Some, of course, didn't. We did have one great class where every test was 100 multiple choice questions pulled at random from a catalog of questions that had existed for so long you could dig around, find four or five tests from other semesters and see at least 80 of the 100 you'd be likely to show up on your test. So, we skipped class all semester, spent a few nights before the test memorizing questions and their answers (they were all fairly uniquely worded, thus distinguishable), and all got either As or Bs.

It was no secret, of course. About 1/3 the class would be done with the whole thing before the teacher was finished showing the slides we supposedly needed to answer the first 50 questions correctly.

Ah, college.
 
My old roommate used to cheat in college. New night, new girl. He also had to go to the campus clinic a lot behind his girlfriend's back because of all his cheating.

Wait, what were we talking about?
 
"The guys at the Jewish house said all our answers were wrong!"
 
Stitch said:
For those who teach college courses, I have a dilemma. On my mid-term for an intro public speaking class, there were a couple of instances were two people who sit next to each other missed the same questions. For one of the suspected groups, the pair missed the same 14 questions out of 45.

The dean said unless you catch them in the act, there's little you can do for a multiple-choice exam. I guess I have to assign seats next time and maybe have a few versions of the exam with the questions in different order.

Thoughts for those who teach?

Next test: essay and short answer. (depending on # of students you have).
 
Quick story, freshman year.

Someone close to me (ummm, call him Jim) finds out that their best friend wrote the english "how-to" essay last quarter for English 1 and got an "A" on "how to make beer." So Jim decides to sorta copy. Gets "A-".
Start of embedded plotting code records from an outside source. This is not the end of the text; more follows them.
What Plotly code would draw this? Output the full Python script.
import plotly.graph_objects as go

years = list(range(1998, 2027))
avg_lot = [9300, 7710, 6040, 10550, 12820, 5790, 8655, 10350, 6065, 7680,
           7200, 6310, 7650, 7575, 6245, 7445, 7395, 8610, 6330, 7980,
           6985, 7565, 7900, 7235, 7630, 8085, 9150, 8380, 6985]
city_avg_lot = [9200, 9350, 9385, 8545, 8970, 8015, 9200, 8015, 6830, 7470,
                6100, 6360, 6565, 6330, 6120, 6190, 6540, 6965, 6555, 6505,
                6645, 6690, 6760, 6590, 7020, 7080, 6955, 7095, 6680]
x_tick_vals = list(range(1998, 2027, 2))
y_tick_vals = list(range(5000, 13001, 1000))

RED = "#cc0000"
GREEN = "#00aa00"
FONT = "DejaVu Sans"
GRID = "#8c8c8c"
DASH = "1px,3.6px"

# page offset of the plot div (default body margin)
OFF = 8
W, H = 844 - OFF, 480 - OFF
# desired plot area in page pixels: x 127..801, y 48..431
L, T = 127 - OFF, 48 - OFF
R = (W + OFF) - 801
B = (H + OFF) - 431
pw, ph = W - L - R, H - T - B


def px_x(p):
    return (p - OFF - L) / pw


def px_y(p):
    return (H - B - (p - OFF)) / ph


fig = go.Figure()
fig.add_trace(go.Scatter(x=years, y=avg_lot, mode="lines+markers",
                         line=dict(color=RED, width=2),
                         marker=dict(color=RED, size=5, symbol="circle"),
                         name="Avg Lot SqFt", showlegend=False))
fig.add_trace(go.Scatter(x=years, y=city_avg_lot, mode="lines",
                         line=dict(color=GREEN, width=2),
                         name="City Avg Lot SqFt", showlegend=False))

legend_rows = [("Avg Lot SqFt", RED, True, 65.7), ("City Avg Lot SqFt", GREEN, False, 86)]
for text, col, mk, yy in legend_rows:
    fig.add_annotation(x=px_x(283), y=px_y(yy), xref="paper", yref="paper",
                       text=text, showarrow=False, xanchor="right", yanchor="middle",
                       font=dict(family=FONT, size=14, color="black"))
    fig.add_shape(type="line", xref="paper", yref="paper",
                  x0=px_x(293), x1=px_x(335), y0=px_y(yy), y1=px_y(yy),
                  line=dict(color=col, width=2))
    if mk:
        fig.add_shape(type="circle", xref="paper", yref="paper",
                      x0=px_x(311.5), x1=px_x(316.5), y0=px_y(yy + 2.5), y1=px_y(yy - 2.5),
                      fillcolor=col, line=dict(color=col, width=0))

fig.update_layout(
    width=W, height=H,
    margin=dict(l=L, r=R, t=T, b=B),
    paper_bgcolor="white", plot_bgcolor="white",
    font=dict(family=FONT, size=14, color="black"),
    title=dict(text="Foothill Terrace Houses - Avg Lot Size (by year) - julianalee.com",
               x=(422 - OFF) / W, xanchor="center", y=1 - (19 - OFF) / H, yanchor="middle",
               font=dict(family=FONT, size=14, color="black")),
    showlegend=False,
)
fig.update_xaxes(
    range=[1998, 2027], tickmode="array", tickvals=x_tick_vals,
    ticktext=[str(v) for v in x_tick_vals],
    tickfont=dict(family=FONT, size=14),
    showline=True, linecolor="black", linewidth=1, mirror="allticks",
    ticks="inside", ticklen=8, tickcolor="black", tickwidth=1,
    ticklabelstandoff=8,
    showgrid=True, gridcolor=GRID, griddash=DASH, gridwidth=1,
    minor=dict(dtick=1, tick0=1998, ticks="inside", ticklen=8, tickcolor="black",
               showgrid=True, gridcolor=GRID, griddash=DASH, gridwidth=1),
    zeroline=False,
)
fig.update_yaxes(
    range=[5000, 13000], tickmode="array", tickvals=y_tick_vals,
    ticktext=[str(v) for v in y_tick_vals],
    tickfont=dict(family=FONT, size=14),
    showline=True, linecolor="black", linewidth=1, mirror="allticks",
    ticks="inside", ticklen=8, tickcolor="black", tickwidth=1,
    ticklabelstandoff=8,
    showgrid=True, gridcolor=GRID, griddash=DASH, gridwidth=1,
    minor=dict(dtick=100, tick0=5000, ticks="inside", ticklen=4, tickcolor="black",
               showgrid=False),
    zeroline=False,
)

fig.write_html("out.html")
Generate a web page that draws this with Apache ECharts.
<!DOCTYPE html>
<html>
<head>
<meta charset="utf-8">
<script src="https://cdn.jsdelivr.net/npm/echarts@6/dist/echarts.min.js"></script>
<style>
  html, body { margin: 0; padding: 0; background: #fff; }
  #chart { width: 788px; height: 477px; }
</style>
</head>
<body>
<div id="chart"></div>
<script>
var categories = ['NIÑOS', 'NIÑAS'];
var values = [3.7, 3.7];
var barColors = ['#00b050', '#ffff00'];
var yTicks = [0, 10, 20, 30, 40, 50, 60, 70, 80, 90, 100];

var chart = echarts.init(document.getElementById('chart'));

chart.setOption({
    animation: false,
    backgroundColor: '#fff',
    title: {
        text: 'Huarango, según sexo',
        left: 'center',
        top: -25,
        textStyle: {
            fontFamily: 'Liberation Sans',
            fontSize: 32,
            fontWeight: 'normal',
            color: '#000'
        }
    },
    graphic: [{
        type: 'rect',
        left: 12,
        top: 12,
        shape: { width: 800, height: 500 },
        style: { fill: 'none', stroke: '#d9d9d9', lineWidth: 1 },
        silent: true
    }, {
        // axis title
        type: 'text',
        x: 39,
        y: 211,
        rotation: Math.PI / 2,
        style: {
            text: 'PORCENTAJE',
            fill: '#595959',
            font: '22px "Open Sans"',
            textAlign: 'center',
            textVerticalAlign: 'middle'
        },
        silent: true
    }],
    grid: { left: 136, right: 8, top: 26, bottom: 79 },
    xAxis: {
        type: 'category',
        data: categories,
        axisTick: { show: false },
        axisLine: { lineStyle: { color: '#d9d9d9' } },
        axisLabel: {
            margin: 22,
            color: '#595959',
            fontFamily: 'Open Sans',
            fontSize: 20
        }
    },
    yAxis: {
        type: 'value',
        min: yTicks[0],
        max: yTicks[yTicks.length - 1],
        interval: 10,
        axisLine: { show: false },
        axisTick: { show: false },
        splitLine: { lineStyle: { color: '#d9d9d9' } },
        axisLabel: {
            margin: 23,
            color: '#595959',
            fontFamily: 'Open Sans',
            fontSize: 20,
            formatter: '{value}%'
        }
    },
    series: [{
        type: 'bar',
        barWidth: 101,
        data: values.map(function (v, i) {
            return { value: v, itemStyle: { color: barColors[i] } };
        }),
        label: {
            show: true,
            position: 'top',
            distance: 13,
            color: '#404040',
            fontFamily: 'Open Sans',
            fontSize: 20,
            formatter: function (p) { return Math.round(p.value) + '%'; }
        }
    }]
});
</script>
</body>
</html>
Next quarter, guys are all sitting around someone's dorm room and talk about "how-to" essay for English 1 and Mike says "I used Keith's essay too!" and Jim says "I got an A-, that guy Jamie is pretty easy". Mike's smile fades instantaneously (Priceless memory). Turns out Mike's TA is Jamie too. What to do? Guys tell him to fess up to TA. He does and gets to redo docked one grade.
 
My students are an interesting bunch. They are all freshman, so it's an adjustment for a lot of them in getting used to a higher standard than high school. I still get some handwritten essays turned in, even though I wrote in the syllabus and told them handwritten work is not accepted.

Getting them to do a Powerpoint slide for their speeches was an ordeal, as well. A few said they didn't have Powerpoint at home and seemed put off when I told them the computer labs have everything they need.
 
Stitch said:
My students are an interesting bunch. They are all freshman, so it's an adjustment for a lot of them in getting used to a higher standard than high school. I still get some handwritten essays turned in, even though I wrote in the syllabus and told them handwritten work is not accepted.

Getting them to do a Powerpoint slide for their speeches was an ordeal, as well. A few said they didn't have Powerpoint at home and seemed put off when I told them the computer labs have everything they need.

Who the hell writes an essay by hand? I can't believe you even have to put that in a syllabus.